The Killers Premieres in New York City
The Killers premiered in New York City on July 7, 1964.
“Uninspired remake of the old yarn. Barely a trace of the original Hemingway…Ronald Reagan fails to crash convincingly through his good-guy image in his portrayal of a ruthless crook,” reported Variety (5/27/64).
“…Angie Dickinson is all woman as the femme fatale and Lee Marvin plays one of the killers with laconic authority. John Cassavetes is merely dull, Ronald Reagan ill at ease, and a newcomer, Clu Gulager overdoes the companion killer role. Hemingway is the victim in all of this,” observed Eugene Archer in The New York Times (7/18/64).
The Killers, to use the film’s own vernacular, is a real gas to watch. The movie features a jazzy music score, hip language, inventive camera angles and some real, over-the-top performances. The latter come from Lee Marvin and Clu Gulager, two Blues Brothers-type hit men clad in dark suits and sunglasses who come out smoking.

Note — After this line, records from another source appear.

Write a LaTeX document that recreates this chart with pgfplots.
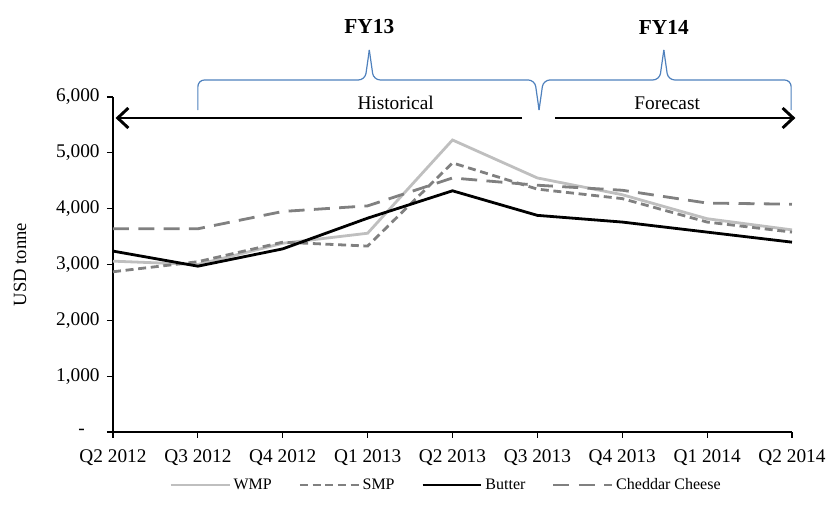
\documentclass[border=0pt]{standalone}
\usepackage{fontspec}
\setmainfont{Liberation Serif}
\usepackage{pgfplots}
\pgfplotsset{compat=1.18}
\usetikzlibrary{arrows.meta}
\definecolor{lgray}{RGB}{191,191,191}
\definecolor{dgray}{RGB}{128,128,128}
\definecolor{brblue}{RGB}{79,129,189}
\begin{document}
\begin{tikzpicture}
\useasboundingbox (-84.75pt,-64.5pt) rectangle (534.75pt,324pt);
\begin{axis}[
  at={(0,0)}, anchor=south west,
  scale only axis, width=509.25pt, height=251.25pt,
  xmin=0, xmax=8, ymin=0, ymax=6000,
  axis lines*=left, axis line style={line width=1pt},
  xtick={0,...,8},
  xticklabels={Q2 2012,Q3 2012,Q4 2012,Q1 2013,Q2 2013,Q3 2013,Q4 2013,Q1 2014,Q2 2014},
  ytick={0,1000,...,6000},
  yticklabels={{\makebox[16pt][l]{-}},{1,000},{2,000},{3,000},{4,000},{5,000},{6,000}},
  tick align=outside, major tick length=4.5pt,
  tick style={black, line width=0.8pt},
  ticklabel style={font=\fontsize{14.5}{16}\selectfont},
  xticklabel style={yshift=-5pt},
  yticklabel style={xshift=-2pt},
  ylabel={USD tonne},
  ylabel style={font=\fontsize{14}{16}\selectfont, at={(axis description cs:-0.137,0.5)}, anchor=center},
  clip=false,
  legend style={at={(0.491,-0.158)}, anchor=center, draw=none, legend columns=4,
    font=\fontsize{12}{14}\selectfont, /tikz/every even column/.append style={column sep=18pt},
    /tikz/every odd column/.append style={column sep=0pt}},
  legend image code/.code={\draw[#1] (0pt,0pt) -- (44pt,0pt);},
]
\addplot[lgray, line width=2.1pt] coordinates {(0,3060) (1,3000) (2,3380) (3,3560) (4,5230) (5,4550) (6,4250) (7,3820) (8,3620)};
\addlegendentry{WMP}
\addplot[dgray, line width=2.1pt, dash pattern=on 6pt off 3.5pt] coordinates {(0,2870) (1,3050) (2,3400) (3,3330) (4,4820) (5,4350) (6,4180) (7,3760) (8,3580)};
\addlegendentry{SMP}
\addplot[black, line width=2.1pt] coordinates {(0,3240) (1,2970) (2,3280) (3,3830) (4,4320) (5,3880) (6,3760) (7,3580) (8,3400)};
\addlegendentry{Butter}
\addplot[dgray, line width=2.1pt, dash pattern=on 12pt off 7pt] coordinates {(0,3640) (1,3640) (2,3950) (3,4050) (4,4550) (5,4420) (6,4330) (7,4100) (8,4080)};
\addlegendentry{Cheddar Cheese}
% annotations
\draw[black, line width=2.2pt, -{Straight Barb[length=8pt,width=15pt]}] (axis cs:4.82,5624) -- (axis cs:0.03,5624);
\draw[black, line width=2.2pt, -{Straight Barb[length=8pt,width=15pt]}] (axis cs:5.21,5624) -- (axis cs:8.04,5624);
\draw[brblue, line width=0.9pt, rounded corners=5pt] (axis cs:1,5767) -- (axis cs:1,6305) -- (axis cs:2.97,6305) -- (axis cs:3.02,6842);
\draw[brblue, line width=0.9pt, rounded corners=5pt] (axis cs:3.02,6842) -- (axis cs:3.07,6305) -- (axis cs:4.97,6305) -- (axis cs:5.02,5767);
\draw[brblue, line width=0.9pt, rounded corners=5pt] (axis cs:5.02,5767) -- (axis cs:5.07,6305) -- (axis cs:6.44,6305) -- (axis cs:6.49,6842);
\draw[brblue, line width=0.9pt, rounded corners=5pt] (axis cs:6.49,6842) -- (axis cs:6.54,6305) -- (axis cs:7.99,6305) -- (axis cs:7.99,5767);
\node[font=\fontsize{14.5}{16}\selectfont] at (axis cs:3.33,5893) {Historical};
\node[font=\fontsize{14.5}{16}\selectfont] at (axis cs:6.53,5893) {Forecast};
\node[font=\bfseries\fontsize{16}{18}\selectfont] at (axis cs:3.02,7254) {FY13};
\node[font=\bfseries\fontsize{16}{18}\selectfont] at (axis cs:6.49,7254) {FY14};
\end{axis}
\end{tikzpicture}
\end{document}
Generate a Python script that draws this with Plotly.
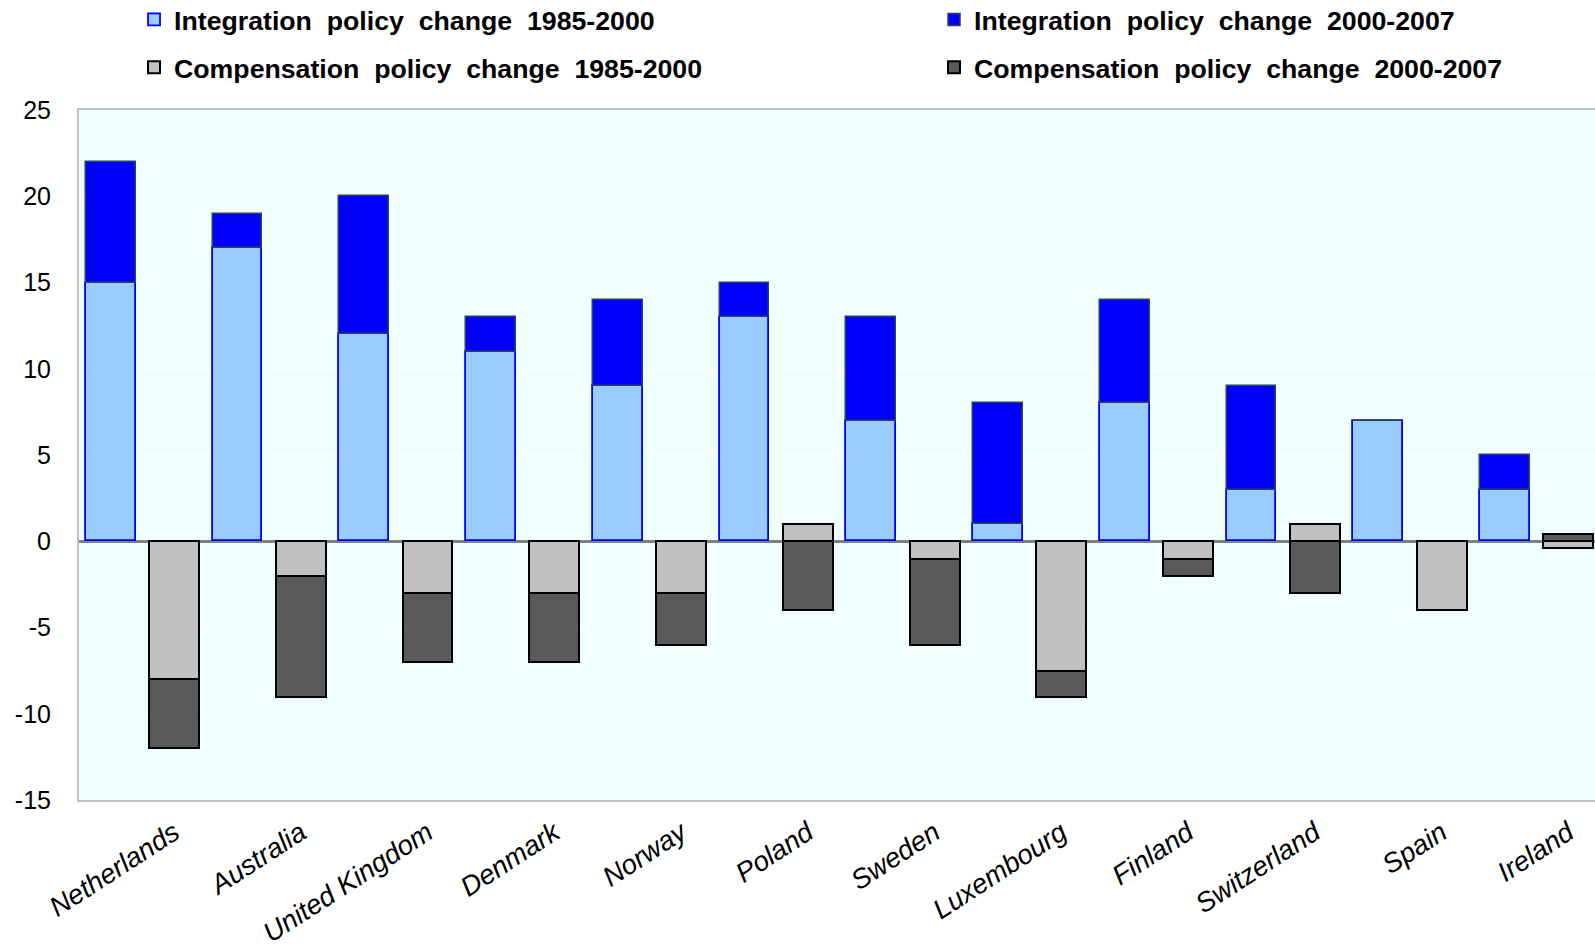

Marvin is at his usual sinister best, with Gulager not far behind as the breathless Lee, his partner in murder who likes to gargle with whiskey.
Of special note is Ronald Reagan’s final movie performance before he found a new calling in politics. It’s certainly not Reagan’s best role, but the 53-year-old actor does his best, getting into the spirit of things by calling leggy Democrat Angie Dickinson “Baby” several times.
Conservative Republicans, Reagan Democrats and other supporters of “The Gipper” who later blasted Hollywood for violent content apparently never tuned into Ronald Reagan’s final motion picture. Had they done so, they would have witnessed Lee Marvin and Clu Gulager slapping around a blind receptionist, shooting up a home for the blind, torturing Norman Fell in a steam cabinet and dangling the unfortunate Angie Dickinson from a seventh story window.
Now, why the hell can’t they make good family values movies like this anymore?
The Killers Trivia, DVD
- Officially titled Ernest Hemingway’s The Killers, the 1964 remake bears little resemblance to Papa’s original story.
- The Killers, according to Ronald Reagan, “didn’t ring many bells at the box office.”
- Virginia Christine – the blind receptionist Lee Marvin knocks around in the film – played Lilly Lubinksy in the 1946 version.
- Johnny North is offered $100,000 to drive the getaway car.
- When Ronald Reagan slaps Angie Dickinson, John Cassavetes retaliates with a punch to “The Gipper’s” jaw.
- The two contract killers find Angie Dickinson in room 725.
- On DVD: The Killers – Criterion Collection (2003).
“I approve of larceny. Homicide is against my principles,” Ronald Reagan declares.